En cualquier caso, a las órdenes de Mena, la OBC respondió decentemente a esta colosal partitura, en parte gracias a una sección de metal muy segura, esencial para evocar esas fanfarrias post-waganerianas del primer y segundo actos. Con caras nuevas en la sección de cuerda, violines, violas, chelos y contrabajos también hicieron lo propio y defendieron unas intervenciones convincentes, aunque dio la sensación de que todavía hubo potencial para más, especialmente en violines, en alguno de los pasajes más líricos y emotivos. En el primer movimiento Mena agitó paulatinamente el avispero hasta construir, sin prisas y con el debido espaciado, la gran arquitectura que sustenta la sinfonía. Su experiencia y sabiduría equilibró los decibelios de los innumerables cambios dinámicos que alternan los pasajes del discurso musical, lo que evitó que los tutti en fortissimo sonaran todos con la misma y exacta intensidad, algo importante en una pieza de tales proporciones.

De la heroicidad y plenitud del primer movimiento, Mena se adentró en el implacable martilleo del Scherzo con gran fuerza y contundencia, brincando con la orquesta, y con un cierto margen dinámico para que las cuerdas en pizzicato desempeñaran sus crescendos.
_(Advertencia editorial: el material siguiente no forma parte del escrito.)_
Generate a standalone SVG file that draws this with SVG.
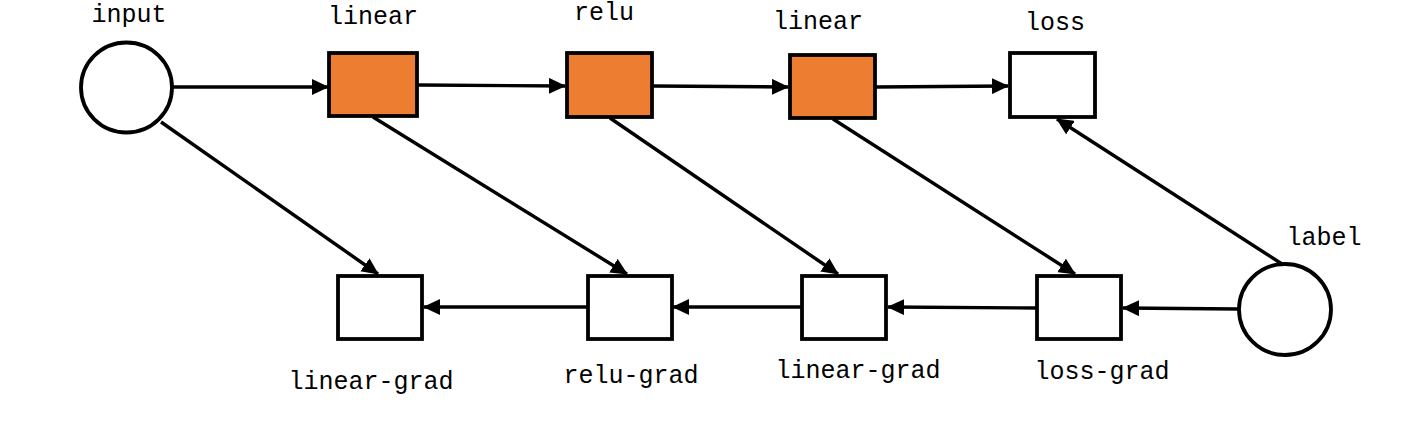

El Trio fue una de las mejores partes, bajo una excelente lectura de contraste bajo la cual brillaron las flautas con gran claridad de fraseo. El maestro afrontó el Adagio final con una implicación especial, arrimándose al borde de la tarima con llamativa seguridad, mientras extraía de los primeros violines lo mejor de su rango medio bajo, con cierto matiz sul tasto, y lo propio del resto de cuerdas bien atento también a la sección de trombones. El conjunto alcanzó un potente final, religiosamente respetado por los protagonistas y el público, que dedicó una querida ovación a uno de los músicos más respetados del país y al que desde Platea Magazine deseamos mucho ánimo.